The shopping public will get a chance to see "from the ground up" iterations of that message in four new malls now under construction and slated to officially grand open this year. They are located in Tracy, Calif., Winterhaven and Orlando, Fla., and Waterbury, Conn.

Though retailing has always been more art than exact science, there are a few basic marketing tools that can pin point opportunities. "We do a lot of market research. We do focus groups, we hire consultants to come in and grade us and grade the retailers. We do secret shoppers. You name it and we do it to try to figure out what's right," says Michaels.

If General Growth needs to change any of its centers based on its findings, it has the tools in-house to turn on a dime. And since tenant consolidations are likely to continue, malls may be less affected by movements than power centers.

"The regional mall is the ultimate big box.

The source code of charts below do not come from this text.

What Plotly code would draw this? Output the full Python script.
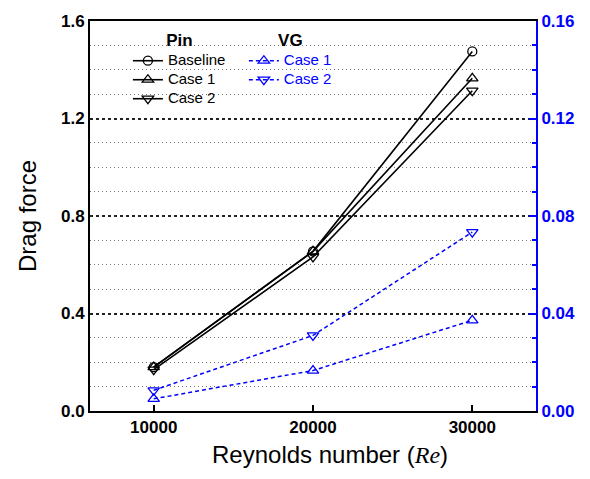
import plotly.graph_objects as go

re_vals = [10000, 20000, 30000]
pin_baseline = [0.18, 0.655, 1.475]
pin_case1 = [0.18, 0.655, 1.365]
pin_case2 = [0.17, 0.632, 1.314]
vg_case1 = [0.005, 0.0166, 0.0372]
vg_case2 = [0.0085, 0.031, 0.0734]

BLUE = "#0000ff"
FONT = "Liberation Sans, Arial, sans-serif"


def nm(s):
    return f'<span style="font-size:15px">{s}</span>'


fig = go.Figure()

line_k = dict(color="black", width=1.6)
fig.add_trace(go.Scatter(x=re_vals, y=pin_baseline, name=nm("Baseline"), mode="lines+markers",
                         line=line_k, marker=dict(symbol="circle-open", size=9, color="black", line=dict(width=1.3)),
                         legend="legend"))
fig.add_trace(go.Scatter(x=re_vals, y=pin_case1, name=nm("Case 1"), mode="lines+markers",
                         line=line_k, marker=dict(symbol="triangle-up-open", size=10, color="black", line=dict(width=1.3)),
                         legend="legend"))
fig.add_trace(go.Scatter(x=re_vals, y=pin_case2, name=nm("Case 2"), mode="lines+markers",
                         line=line_k, marker=dict(symbol="triangle-down-open", size=10, color="black", line=dict(width=1.3)),
                         legend="legend"))
line_b = dict(color=BLUE, width=1.5, dash="4px,3px")
fig.add_trace(go.Scatter(x=re_vals, y=vg_case1, name=nm("Case 1"), mode="lines+markers", yaxis="y2",
                         line=line_b, marker=dict(symbol="triangle-up-open", size=10, color=BLUE, line=dict(width=1.3)),
                         legend="legend2"))
fig.add_trace(go.Scatter(x=re_vals, y=vg_case2, name=nm("Case 2"), mode="lines+markers", yaxis="y2",
                         line=line_b, marker=dict(symbol="triangle-down-open", size=10, color=BLUE, line=dict(width=1.3)),
                         legend="legend2"))

fig.update_layout(
    width=590, height=479,
    margin=dict(l=90, r=54, t=17, b=68),
    paper_bgcolor="white", plot_bgcolor="white",
    font=dict(family=FONT, color="black"),
    xaxis=dict(
        range=[6000, 34000], tickvals=re_vals, ticktext=[str(v) for v in re_vals],
        ticks="inside", ticklen=6, tickwidth=1.5, tickcolor="black",
        tickfont=dict(size=17, family=FONT, weight="bold"),
        showline=True, linecolor="black", linewidth=2, mirror=True,
        showgrid=False, zeroline=False,
    ),
    yaxis=dict(
        range=[0, 1.6], dtick=0.4, tickformat=".1f",
        ticks="", tickfont=dict(size=17, family=FONT, weight="bold"),
        showline=True, linecolor="black", linewidth=2,
        showgrid=True, gridcolor="#222222", griddash="3px,3px", gridwidth=1.5,
        minor=dict(dtick=0.1, showgrid=True, gridcolor="#777777", griddash="1px,3px", gridwidth=1),
        zeroline=False,
        title=dict(text="Drag force", font=dict(size=24), standoff=18),
    ),
    yaxis2=dict(
        range=[0, 0.16], dtick=0.04, tickformat=".2f", overlaying="y", side="right",
        ticks="inside", ticklen=7, tickwidth=1.5, tickcolor=BLUE,
        tickfont=dict(size=17, family=FONT, weight="bold", color=BLUE),
        showline=True, linecolor=BLUE, linewidth=2, showgrid=False, zeroline=False,
        minor=dict(dtick=0.01, ticks="inside", ticklen=4, tickwidth=1.5, tickcolor=BLUE),
    ),
    legend=dict(
        x=0.085, y=0.982, xanchor="left", yanchor="top", bgcolor="rgba(0,0,0,0)",
        font=dict(size=12, color="black"), itemwidth=30, tracegroupgap=0,
        title=dict(text='<b><span style="font-size:17px">Pin</span></b>', side="top center", font=dict(size=14)),
    ),
    legend2=dict(
        x=0.345, y=0.982, xanchor="left", yanchor="top", bgcolor="rgba(0,0,0,0)",
        font=dict(size=12, color=BLUE), itemwidth=30, tracegroupgap=0,
        title=dict(text='<b><span style="font-size:17px">VG</span></b>', side="top center", font=dict(size=14, color="black")),
    ),
    annotations=[dict(
        text='Reynolds number (<span style="font-family:Liberation Serif"><i>Re</i></span>)',
        xref="paper", yref="paper", x=0.538, y=-0.112, xanchor="center", yanchor="middle",
        showarrow=False, font=dict(size=24, family=FONT, color="black"),
    )],
)

fig.write_html("out.html")
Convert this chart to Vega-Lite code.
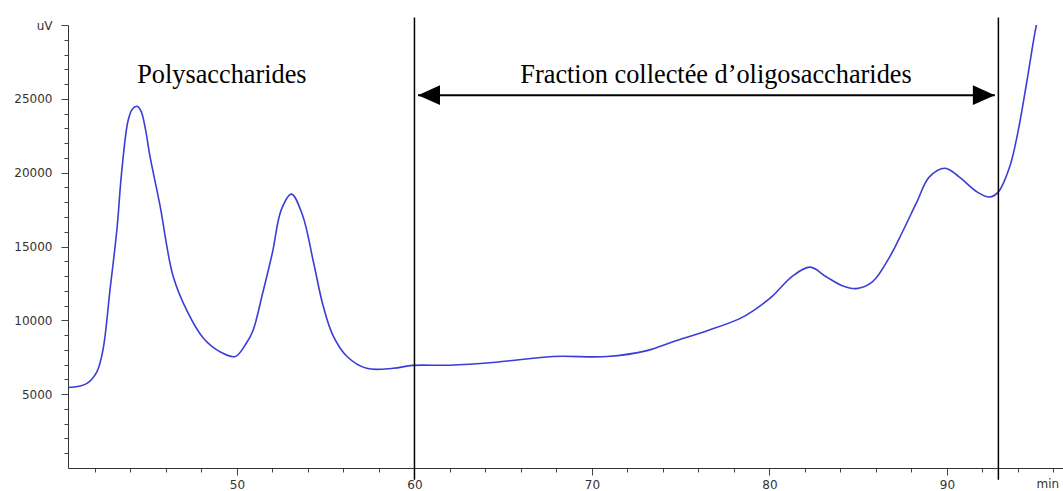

You can change walls and do any number of things," says Michaels. "Typically you would have two 3,000 sq. ft. book stores in your centers, a B. Dalton and a Waldenbooks. What we're doing is taking one of those out, expanding the other and repositioning it as a 7,000 sq. ft. to 8,000 sq. ft. store. We're adding restaurants, we're taking out a lot of the popular priced ladies ready to wear and adding unisex."

Are all of these changes providing adequate returns?

"We're finding there are good returns. The theaters are the best example. You can build a new theater today and you get good rent," says Michaels.

And he is convinced that has been a key advantage of regional malls, through thick and thin times. "The well-positioned regional mall will always find a way to remake itself and evolve."

Total Portfolio Size:97.7 million sq. ft. Total Sq. Ft. Owned: 38.5 million Total Sq. Ft. Managed:78.5 million Total Number of Malls & Non-enclosed Centers: 127

Source: General Growth Properties Inc.

Goldman Sachs, N.Y.: "This transaction (the recent Homart purchase) not only should be immediately accretive to FFO, it should provide the company with above-average growth over the next several years as it leases vacant space. We anticipate that both new developments and selected asset sales will be an additional engine for growth. Furthermore, Bob Michaels, John Bucksbaum and Bernard Friebaum are aggressively taking charge, as is evidenced through their stated aim of increased disclosure which has been notoriously inadequate and the acceleration of plans to acquire General Growth Management." Wilson Magee, The Penobscot Group, Boston: "Closing the Homart and management company acquisitions and the attendant personnel transition will be an organizational challenge to senior management. We also think that succession is a major issue going forward. With the death of Martin Bucksbaum, the company lost its leader and a savvy financial strategist. The senior management team seems quite capable, but the company will miss Martin Bucksbaum's entrepreneurship and leadership. Exactly who runs the company will be very interesting to watch, but ultimately how effectively it is run will be most significant to investors."